XML with DS 6/7 and Oracle 9i

Post questions here relative to DataStage Server Edition for such areas as Server job design, DS Basic, Routines, Job Sequences, etc.

Moderators: chulett, rschirm, roy

Post Reply
clshore
Charter Member
Charter Member
Posts: 115
Joined: Tue Oct 21, 2003 11:45 am

XML with DS 6/7 and Oracle 9i

Post by clshore »

I'm developing jobs to manipulate sets of records where it is proposed that they will be delivered to me encapsulated in an XML document.
I'm concerned that performance may be a problem.

Any members willing to share experience/opinions?

Running DS 7.0 Parallel, currently on a Sun ES15K, but will be deployed on HP-UX, etc.

Thanks,

Carter
ray.wurlod
Participant
Posts: 54607
Joined: Wed Oct 23, 2002 10:52 pm
Location: Sydney, Australia
Contact:

Post by ray.wurlod »

Could you consider using a (perhaps multi-instance) server job, using the XML Reader stage?
IBM Software Services Group
Any contribution to this forum is my own opinion and does not necessarily reflect any position that IBM may hold.
vmcburney
Participant
Posts: 3593
Joined: Thu Jan 23, 2003 5:25 pm
Location: Australia, Melbourne
Contact:

Post by vmcburney »

Reading and writing XML files is slower than sequential files but has similar performance to database stages. I did a simple test writing out 10 records and while a job with a sequential output processed at 9000 rows/sec the same job with an XML output went at 1500 rows/sec. However XML files sit on the DataStage server and you'll have no network overhead. With parallel extender on a Solaris server it should process very high volumes in a short period of time.

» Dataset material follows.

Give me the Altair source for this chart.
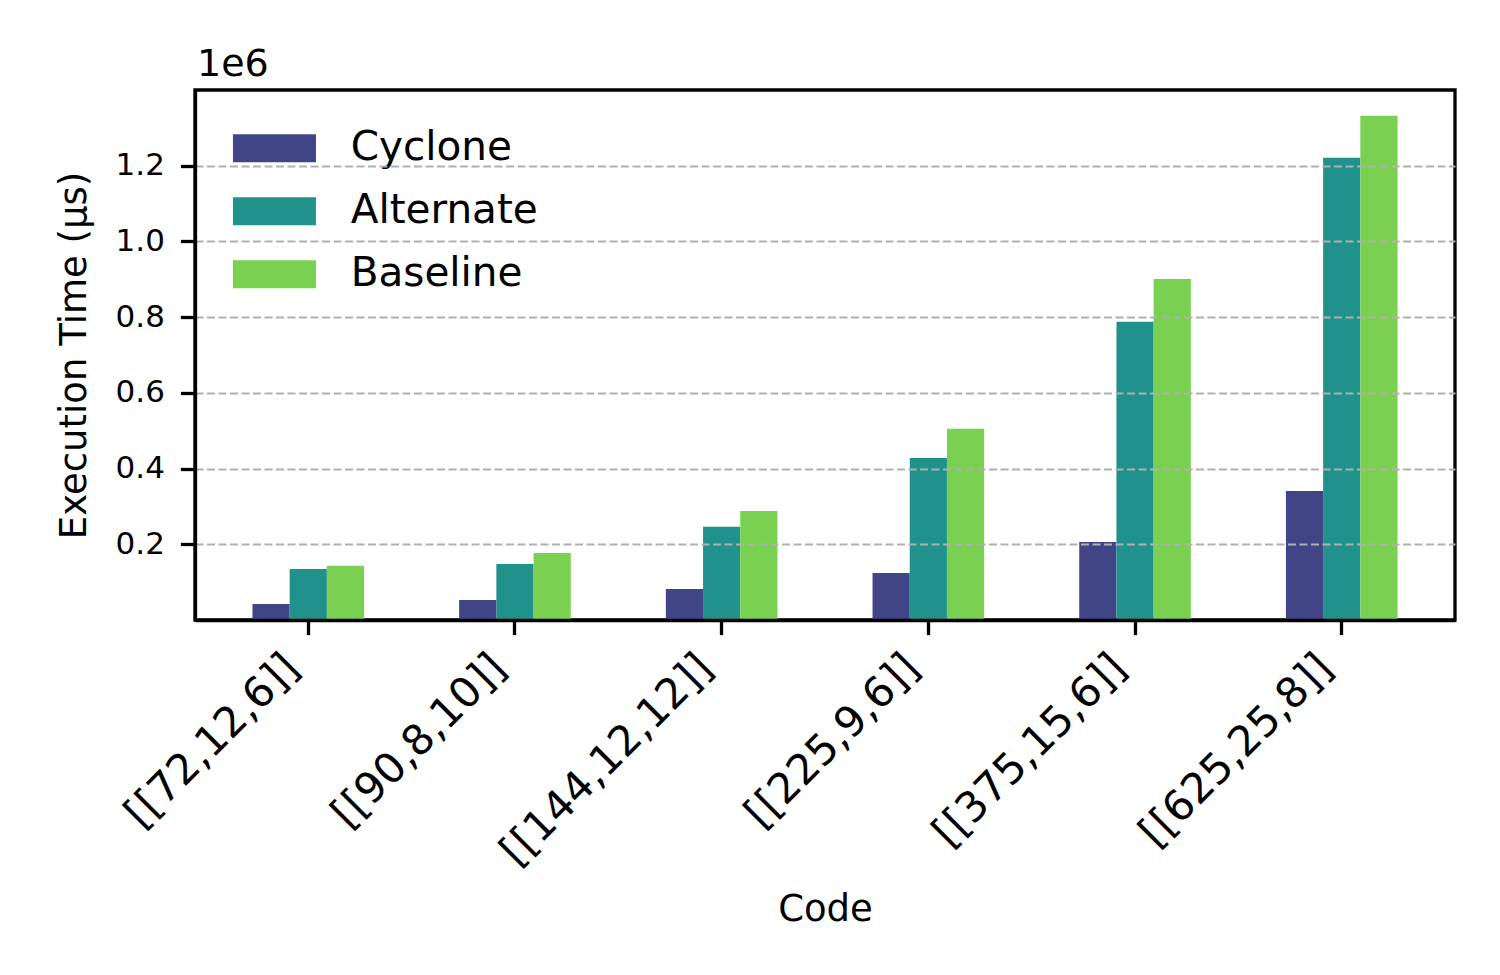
import altair as alt
import pandas as pd

codes = ["[[72,12,6]]", "[[90,8,10]]", "[[144,12,12]]", "[[225,9,6]]", "[[375,15,6]]", "[[625,25,8]]"]
methods = ["Cyclone", "Alternate", "Baseline"]
cyclone = [42000, 53000, 82000, 124000, 206000, 341000]
alternate = [135000, 148000, 246000, 428000, 788000, 1221000]
baseline = [143000, 177000, 288000, 505000, 901000, 1332000]
colors = ["#414487", "#21918c", "#7ad151"]
y_ticks = [200000, 400000, 600000, 800000, 1000000, 1200000]

rows = []
for series_name, series in zip(methods, [cyclone, alternate, baseline]):
    for c, v in zip(codes, series):
        rows.append({"Code": c, "Method": series_name, "Time": v})
df = pd.DataFrame(rows)

FONT = "DejaVu Sans"

chart = (
    alt.Chart(df)
    .mark_bar(strokeWidth=0)
    .encode(
        x=alt.X(
            "Code:N",
            sort=codes,
            scale=alt.Scale(paddingInner=0.46, paddingOuter=0.278),
            axis=alt.Axis(
                title="Code",
                labelAngle=-45,
                labelAlign="right",
                labelBaseline="middle",
                labelFontSize=42,
                labelLimit=0,
                labelOffset=-16,
                labelPadding=26,
                tickSize=14.6,
                tickWidth=3.3,
                tickColor="black",
                domainColor="black",
                domainWidth=3.3,
                labelColor="black",
                titleFontSize=37,
                titleFontWeight="normal",
                titleColor="black",
                titleY=300,
                titleBaseline="alphabetic",
                grid=False,
                zindex=1,
            ),
        ),
        xOffset=alt.XOffset("Method:N", sort=methods, scale=alt.Scale(paddingInner=0, paddingOuter=0)),
        y=alt.Y(
            "Time:Q",
            scale=alt.Scale(domain=[0, 1400000], nice=False, zero=True),
            axis=alt.Axis(
                title="Execution Time (μs)",
                values=y_ticks,
                labelExpr="format(datum.value / 1000000, '.1f')",
                labelFontSize=31,
                labelPadding=16,
                labelColor="black",
                tickSize=14.6,
                tickWidth=3.3,
                tickColor="black",
                domainColor="black",
                domainWidth=3.3,
                grid=True,
                gridColor="#b0b0b0",
                gridDash=[8, 3.5],
                gridWidth=2,
                titleFontSize=37,
                titleFontWeight="normal",
                titleColor="black",
                titleX=-110,
                titleY=265,
                titleBaseline="alphabetic",
                zindex=1,
            ),
        ),
        color=alt.Color(
            "Method:N",
            sort=methods,
            scale=alt.Scale(domain=methods, range=colors),
            legend=alt.Legend(
                title=None,
                orient="none",
                legendX=59.2,
                legendY=38,
                symbolType="M-2.075,-0.7H2.075V0.7H-2.075Z",
                symbolSize=1600,
                symbolStrokeWidth=0,
                symbolOpacity=1,
                labelFontSize=40.5,
                labelLimit=0,
                labelOffset=56,
                labelColor="black",
                rowPadding=22,
                padding=0,
            ),
        ),
    )
    .properties(
        width=1260,
        height=530,
        title=alt.TitleParams(
            text="1e6",
            anchor="start",
            frame="group",
            fontSize=38,
            fontWeight="normal",
            color="black",
            baseline="alphabetic",
            offset=13,
            dx=2,
            dy=37,
        ),
        autosize=alt.AutoSizeParams(type="none"),
        padding={"left": 187, "top": 82, "right": 37, "bottom": 347},
    )
    .configure(font=FONT)
    .configure_view(stroke="black", strokeWidth=3.3)
)

chart.save("out.html", embed_options={"renderer": "svg", "actions": False})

Your Oracle database and your transformations are much more likely to produce performance problems if they are not used correctly. If you are new to DataStage search through the archive of this site for threads on Oracle bulk load and the benefits of hash file lookups over Oracle lookups.
ariear
Participant
Posts: 237
Joined: Thu Dec 26, 2002 2:19 pm

Post by ariear »

Using XML in DataStage can be very tricky !
From my expirience (Only one job but a very complicated XML , you know with sieblings and optional nodes and other XML stuff) and after reading CAREFULLY ! the XML 2.0 pdf I can tell you that the fastest way to deal with it is to manipulate XML chuncks using DataStage mechanics (lookups, hash etc..) else you'll find yourself dealing wih XPATH & XSLT and finally generate some XSLT using ,say XML SPY and copy it into the XML stage not knowing how fast it will perform !
Treat the XML as strings with keys (usually there will be a unique attribute for it) and it'll perform at 9000 rows per sec as Vincent said !!
vmcburney
Participant
Posts: 3593
Joined: Thu Jan 23, 2003 5:25 pm
Location: Australia, Melbourne
Contact:

Post by vmcburney »

It's a good point. XML files can be read as sequential files as long as you parse the text around it. There are some overheads to reading XML files such as the DTD validation that will be bypassed. However I think reading from XML and writing to a non XML target is a lot easier than the other way around. You will be able to import the XML definition and load it into your XML reader stage which will save a lot of time, you can then move this data into a normal transform and break it down into the relational table columns.
trobinson
Participant
Posts: 208
Joined: Thu Apr 11, 2002 6:02 am
Location: Saint Louis
Contact:

Post by trobinson »

We are realtime so performance is measured differently i.e. how fast to do a single row versus how many rows per second but...
XMLReader was faster then XML Input because it has less functionality. Our XML was no more than 5000 bytes long. It took somewhere in the range .1-.5 secs per row. The Oracle database write for the parsed row took .01-.o6 secs per row in comparison. XML processing is a performance bottleneck. I believe it is the nature of XML and you're not going to get around it. Having said that, I like using it -- realtime. It gives good flexibility. I can't imagine attempting to parse XML in a batch mode with thousands of rows a second.
vmcburney
Participant
Posts: 3593
Joined: Thu Jan 23, 2003 5:25 pm
Location: Australia, Melbourne
Contact:

Post by vmcburney »

I've been dealing with flat files recently, complex and delimited, and I found XML format to be far more flexible and easier to integrate. I can output an XML file with report data and applications like Excel and read it directly. It is a great way to pass information if you don't mind the processing overhead.
Post Reply